# Your task
Each line from the top of the listing through the one holding "12.35, 10.55, 9.9, 11.5, 13.4, 13.65, 15.3, 22.7]" should be restated word for word, with nothing added and no pictures.

# Given material
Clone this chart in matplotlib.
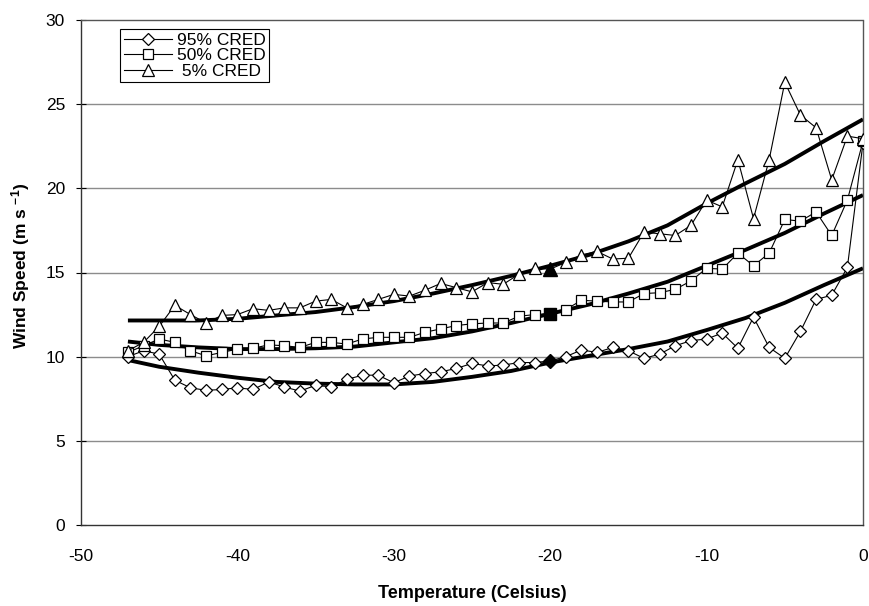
import matplotlib
matplotlib.use("Agg")
import matplotlib.pyplot as plt
import numpy as np

plt.rcParams['font.family'] = ['Liberation Sans', 'DejaVu Sans']
plt.rcParams['mathtext.default'] = 'regular'

# Observed temperatures (Celsius)
temps = list(range(-47, 1))

cred95 = [10.0, 10.35, 10.15, 8.6, 8.15, 8.0, 8.05, 8.15, 8.05, 8.5,
          8.2, 7.95, 8.3, 8.2, 8.65, 8.9, 8.9, 8.45, 8.85, 9.0,
          9.1, 9.3, 9.6, 9.45, 9.5, 9.65, 9.65, 9.75, 10.0, 10.4,
          10.25, 10.55, 10.35, 9.9, 10.15, 10.65, 10.95, 11.05, 11.4, 10.5,
          12.35, 10.55, 9.9, 11.5, 13.4, 13.65, 15.3, 22.7]

cred50 = [10.25, 10.65, 11.05, 10.85, 10.35, 10.05, 10.25, 10.45, 10.5, 10.7,
          10.65, 10.55, 10.85, 10.85, 10.75, 11.05, 11.15, 11.15, 11.15, 11.45,
          11.65, 11.85, 11.95, 12.0, 12.0, 12.4, 12.5, 12.55, 12.8, 13.35,
          13.3, 13.25, 13.25, 13.75, 13.8, 14.0, 14.5, 15.25, 15.2, 16.15,
          15.4, 16.15, 18.15, 18.05, 18.6, 17.2, 19.3, 22.8]

cred5 = [10.35, 10.85, 11.8, 13.05, 12.5, 12.0, 12.45, 12.5, 12.85, 12.75,
         12.9, 12.9, 13.3, 13.4, 12.9, 13.1, 13.4, 13.7, 13.6, 13.95,
         14.35, 14.1, 13.85, 14.4, 14.3, 14.9, 15.25, 15.2, 15.6, 16.05,
         16.25, 15.8, 15.85, 17.4, 17.3, 17.2, 17.8, 19.3, 18.9, 21.7,
         18.2, 21.7, 26.3, 24.35, 23.6, 20.5, 23.1, 22.95]

# Fitted (smooth) curves
fit_temps = [-47, -45, -42.5, -40, -37.5, -35, -32.5, -30, -27.5, -25,
             -22.5, -20, -17.5, -15, -12.5, -10, -7.5, -5, -2.5, 0]
fit5 = [12.15, 12.15, 12.15, 12.25, 12.45, 12.65, 12.95, 13.3, 13.75, 14.25,
        14.8, 15.4, 16.05, 16.85, 17.8, 19.1, 20.3, 21.45, 22.8, 24.1]
fit50 = [10.9, 10.7, 10.55, 10.45, 10.45, 10.5, 10.6, 10.85, 11.1, 11.5,
         12.0, 12.55, 13.1, 13.75, 14.45, 15.4, 16.35, 17.35, 18.5, 19.6]
fit95 = [9.8, 9.4, 9.05, 8.75, 8.5, 8.4, 8.35, 8.35, 8.5, 8.8,
         9.15, 9.65, 10.05, 10.45, 10.9, 11.58, 12.3, 13.2, 14.25, 15.25]

highlight_temp = -20

xticks = [-50, -40, -30, -20, -10, 0]
yticks = [0, 5, 10, 15, 20, 25, 30]

fig = plt.figure(figsize=(8.7, 6.06), dpi=100)
ax = fig.add_axes([81/870, 1-525/606, 782/870, 505/606])

for yv in yticks[1:-1]:
    ax.axhline(yv, color='#8c8c8c', lw=1.0, zorder=1)

# fitted curves
for f in (fit95, fit50, fit5):
    ax.plot(fit_temps, f, color='black', lw=2.8, zorder=2, solid_capstyle='butt')

common = dict(color='black', lw=0.8, mfc='white', mec='black', mew=0.9, zorder=3)
ax.plot(temps, cred95, marker='D', ms=6.6, label='95% CRED', **common)
ax.plot(temps, cred50, marker='s', ms=7.4, label='50% CRED', **common)
ax.plot(temps, cred5, marker='^', ms=9.0, label=' 5% CRED', **common)

i = temps.index(highlight_temp)
ax.plot([highlight_temp], [cred95[i]], marker='D', ms=7.0, color='black', ls='none', zorder=4)
ax.plot([highlight_temp], [cred50[i]], marker='s', ms=8.0, color='black', ls='none', zorder=4)
ax.plot([highlight_temp], [cred5[i]], marker='^', ms=9.5, color='black', ls='none', zorder=4)

ax.set_xlim(-50, 0)
ax.set_ylim(0, 30)
ax.set_xticks(xticks)
ax.set_yticks(yticks)
ax.set_xticklabels([str(t) for t in xticks])
ax.set_yticklabels([str(t) for t in yticks])
ax.tick_params(axis='y', direction='inout', length=7, width=0.8, pad=8, labelsize=12.5, colors='black')
ax.tick_params(axis='x', direction='inout', length=0, width=0.8, pad=17, labelsize=12.5, colors='black')

for s in ('left', 'bottom'):
    ax.spines[s].set_color('#333333')
    ax.spines[s].set_linewidth(1.0)
for s in ('top', 'right'):
    ax.spines[s].set_color('#555555')
    ax.spines[s].set_linewidth(1.0)
    ax.spines[s].set_linestyle((0, (1, 1)))

ax.set_xlabel('Temperature (Celsius)', fontsize=13, fontweight='bold')
ax.set_ylabel(r'Wind Speed (m s $^{-1}$)', fontsize=12.5, fontweight='bold')
ax.xaxis.set_label_coords(0.5, -0.118)
ax.xaxis.label.set_va('top')
ax.yaxis.set_label_coords(-0.063, 0.513)

leg = ax.legend(loc='upper left', bbox_to_anchor=(0.05, 0.982), fontsize=12.5,
                frameon=True, fancybox=False, edgecolor='black', framealpha=1,
                handlelength=2.8, handletextpad=0.25, labelspacing=0.02,
                borderpad=0.2, borderaxespad=0)
leg.get_frame().set_linewidth(0.8)

fig.savefig('out.png', dpi=100)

# Task result
Clone this chart in matplotlib.
import matplotlib
matplotlib.use("Agg")
import matplotlib.pyplot as plt
import numpy as np

plt.rcParams['font.family'] = ['Liberation Sans', 'DejaVu Sans']
plt.rcParams['mathtext.default'] = 'regular'

# Observed temperatures (Celsius)
temps = list(range(-47, 1))

cred95 = [10.0, 10.35, 10.15, 8.6, 8.15, 8.0, 8.05, 8.15, 8.05, 8.5,
          8.2, 7.95, 8.3, 8.2, 8.65, 8.9, 8.9, 8.45, 8.85, 9.0,
          9.1, 9.3, 9.6, 9.45, 9.5, 9.65, 9.65, 9.75, 10.0, 10.4,
          10.25, 10.55, 10.35, 9.9, 10.15, 10.65, 10.95, 11.05, 11.4, 10.5,
          12.35, 10.55, 9.9, 11.5, 13.4, 13.65, 15.3, 22.7]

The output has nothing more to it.